> REQUIRED WORK
Transcribe the whole listing without a single picture.

[START OF SOURCE EXCERPT]

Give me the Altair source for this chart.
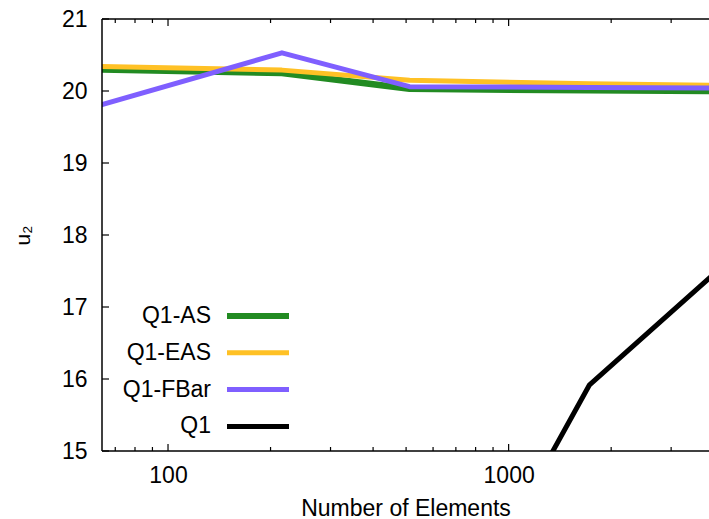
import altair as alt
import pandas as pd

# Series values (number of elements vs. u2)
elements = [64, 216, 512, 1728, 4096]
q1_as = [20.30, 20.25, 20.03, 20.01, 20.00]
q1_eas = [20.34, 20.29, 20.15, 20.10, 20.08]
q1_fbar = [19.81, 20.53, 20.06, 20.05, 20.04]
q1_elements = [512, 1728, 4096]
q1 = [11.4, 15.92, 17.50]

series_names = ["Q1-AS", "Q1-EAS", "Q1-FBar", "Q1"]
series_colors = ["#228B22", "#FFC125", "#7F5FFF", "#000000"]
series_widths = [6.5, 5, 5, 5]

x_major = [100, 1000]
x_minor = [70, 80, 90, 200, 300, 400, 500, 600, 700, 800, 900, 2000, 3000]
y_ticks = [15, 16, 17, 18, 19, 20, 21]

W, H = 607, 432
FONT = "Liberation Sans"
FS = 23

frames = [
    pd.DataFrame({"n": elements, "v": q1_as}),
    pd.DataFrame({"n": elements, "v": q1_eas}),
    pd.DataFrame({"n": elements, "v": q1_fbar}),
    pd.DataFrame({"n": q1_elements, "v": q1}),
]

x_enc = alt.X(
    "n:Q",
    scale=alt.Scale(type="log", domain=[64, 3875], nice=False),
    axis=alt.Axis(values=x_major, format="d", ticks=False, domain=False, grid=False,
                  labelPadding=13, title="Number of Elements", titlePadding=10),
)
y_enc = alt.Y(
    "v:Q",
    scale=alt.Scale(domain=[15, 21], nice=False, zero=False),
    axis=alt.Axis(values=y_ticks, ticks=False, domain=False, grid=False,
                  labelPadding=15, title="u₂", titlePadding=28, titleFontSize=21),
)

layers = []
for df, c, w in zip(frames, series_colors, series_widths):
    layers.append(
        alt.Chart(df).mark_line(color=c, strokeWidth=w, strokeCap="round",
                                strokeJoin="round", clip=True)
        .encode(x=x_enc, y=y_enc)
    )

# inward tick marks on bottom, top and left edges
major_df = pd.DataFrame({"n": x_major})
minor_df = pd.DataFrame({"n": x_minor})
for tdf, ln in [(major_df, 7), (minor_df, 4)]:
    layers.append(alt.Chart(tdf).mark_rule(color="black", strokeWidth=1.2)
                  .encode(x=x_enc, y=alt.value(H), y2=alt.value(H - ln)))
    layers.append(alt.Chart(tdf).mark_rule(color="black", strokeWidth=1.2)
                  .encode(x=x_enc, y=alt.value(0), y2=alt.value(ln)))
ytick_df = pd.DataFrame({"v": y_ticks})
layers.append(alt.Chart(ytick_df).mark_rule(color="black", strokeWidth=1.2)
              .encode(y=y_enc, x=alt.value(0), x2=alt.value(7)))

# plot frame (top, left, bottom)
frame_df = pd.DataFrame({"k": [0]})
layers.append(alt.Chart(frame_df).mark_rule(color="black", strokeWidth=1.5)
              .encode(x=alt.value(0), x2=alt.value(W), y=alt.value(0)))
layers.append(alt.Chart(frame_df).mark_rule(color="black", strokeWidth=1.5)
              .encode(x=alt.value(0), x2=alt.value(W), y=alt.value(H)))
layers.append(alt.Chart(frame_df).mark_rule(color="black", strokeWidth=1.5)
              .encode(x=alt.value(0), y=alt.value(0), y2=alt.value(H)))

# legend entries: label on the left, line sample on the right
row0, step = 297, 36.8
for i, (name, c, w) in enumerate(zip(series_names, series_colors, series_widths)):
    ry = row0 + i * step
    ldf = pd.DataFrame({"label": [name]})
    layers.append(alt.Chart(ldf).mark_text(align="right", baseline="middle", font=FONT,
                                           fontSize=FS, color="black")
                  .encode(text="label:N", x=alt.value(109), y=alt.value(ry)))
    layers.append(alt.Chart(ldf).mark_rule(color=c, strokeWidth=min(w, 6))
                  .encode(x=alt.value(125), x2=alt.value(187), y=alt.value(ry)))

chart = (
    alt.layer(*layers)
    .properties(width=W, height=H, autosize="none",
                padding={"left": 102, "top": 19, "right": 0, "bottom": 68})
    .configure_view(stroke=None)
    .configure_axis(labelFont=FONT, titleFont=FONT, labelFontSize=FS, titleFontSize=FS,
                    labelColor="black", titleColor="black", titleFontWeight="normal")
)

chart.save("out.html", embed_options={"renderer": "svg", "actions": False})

[END OF SOURCE EXCERPT]

> TASK SOLUTION
Give me the Altair source for this chart.
import altair as alt
import pandas as pd

# Series values (number of elements vs. u2)
elements = [64, 216, 512, 1728, 4096]
q1_as = [20.30, 20.25, 20.03, 20.01, 20.00]
q1_eas = [20.34, 20.29, 20.15, 20.10, 20.08]
q1_fbar = [19.81, 20.53, 20.06, 20.05, 20.04]
q1_elements = [512, 1728, 4096]
q1 = [11.4, 15.92, 17.50]

series_names = ["Q1-AS", "Q1-EAS", "Q1-FBar", "Q1"]
series_colors = ["#228B22", "#FFC125", "#7F5FFF", "#000000"]
series_widths = [6.5, 5, 5, 5]

x_major = [100, 1000]
x_minor = [70, 80, 90, 200, 300, 400, 500, 600, 700, 800, 900, 2000, 3000]
y_ticks = [15, 16, 17, 18, 19, 20, 21]

W, H = 607, 432
FONT = "Liberation Sans"
FS = 23

frames = [
    pd.DataFrame({"n": elements, "v": q1_as}),
    pd.DataFrame({"n": elements, "v": q1_eas}),
    pd.DataFrame({"n": elements, "v": q1_fbar}),
    pd.DataFrame({"n": q1_elements, "v": q1}),
]

x_enc = alt.X(
    "n:Q",
    scale=alt.Scale(type="log", domain=[64, 3875], nice=False),
    axis=alt.Axis(values=x_major, format="d", ticks=False, domain=False, grid=False,
                  labelPadding=13, title="Number of Elements", titlePadding=10),
)
y_enc = alt.Y(
    "v:Q",
    scale=alt.Scale(domain=[15, 21], nice=False, zero=False),
    axis=alt.Axis(values=y_ticks, ticks=False, domain=False, grid=False,
                  labelPadding=15, title="u₂", titlePadding=28, titleFontSize=21),
)

layers = []
for df, c, w in zip(frames, series_colors, series_widths):
    layers.append(
        alt.Chart(df).mark_line(color=c, strokeWidth=w, strokeCap="round",
                                strokeJoin="round", clip=True)
        .encode(x=x_enc, y=y_enc)
    )

# inward tick marks on bottom, top and left edges
major_df = pd.DataFrame({"n": x_major})
minor_df = pd.DataFrame({"n": x_minor})
for tdf, ln in [(major_df, 7), (minor_df, 4)]:
    layers.append(alt.Chart(tdf).mark_rule(color="black", strokeWidth=1.2)
                  .encode(x=x_enc, y=alt.value(H), y2=alt.value(H - ln)))
    layers.append(alt.Chart(tdf).mark_rule(color="black", strokeWidth=1.2)
                  .encode(x=x_enc, y=alt.value(0), y2=alt.value(ln)))
ytick_df = pd.DataFrame({"v": y_ticks})
layers.append(alt.Chart(ytick_df).mark_rule(color="black", strokeWidth=1.2)
              .encode(y=y_enc, x=alt.value(0), x2=alt.value(7)))

# plot frame (top, left, bottom)
frame_df = pd.DataFrame({"k": [0]})
layers.append(alt.Chart(frame_df).mark_rule(color="black", strokeWidth=1.5)
              .encode(x=alt.value(0), x2=alt.value(W), y=alt.value(0)))
layers.append(alt.Chart(frame_df).mark_rule(color="black", strokeWidth=1.5)
              .encode(x=alt.value(0), x2=alt.value(W), y=alt.value(H)))
layers.append(alt.Chart(frame_df).mark_rule(color="black", strokeWidth=1.5)
              .encode(x=alt.value(0), y=alt.value(0), y2=alt.value(H)))

# legend entries: label on the left, line sample on the right
row0, step = 297, 36.8
for i, (name, c, w) in enumerate(zip(series_names, series_colors, series_widths)):
    ry = row0 + i * step
    ldf = pd.DataFrame({"label": [name]})
    layers.append(alt.Chart(ldf).mark_text(align="right", baseline="middle", font=FONT,
                                           fontSize=FS, color="black")
                  .encode(text="label:N", x=alt.value(109), y=alt.value(ry)))
    layers.append(alt.Chart(ldf).mark_rule(color=c, strokeWidth=min(w, 6))
                  .encode(x=alt.value(125), x2=alt.value(187), y=alt.value(ry)))

chart = (
    alt.layer(*layers)
    .properties(width=W, height=H, autosize="none",
                padding={"left": 102, "top": 19, "right": 0, "bottom": 68})
    .configure_view(stroke=None)
    .configure_axis(labelFont=FONT, titleFont=FONT, labelFontSize=FS, titleFontSize=FS,
                    labelColor="black", titleColor="black", titleFontWeight="normal")
)

chart.save("out.html", embed_options={"renderer": "svg", "actions": False})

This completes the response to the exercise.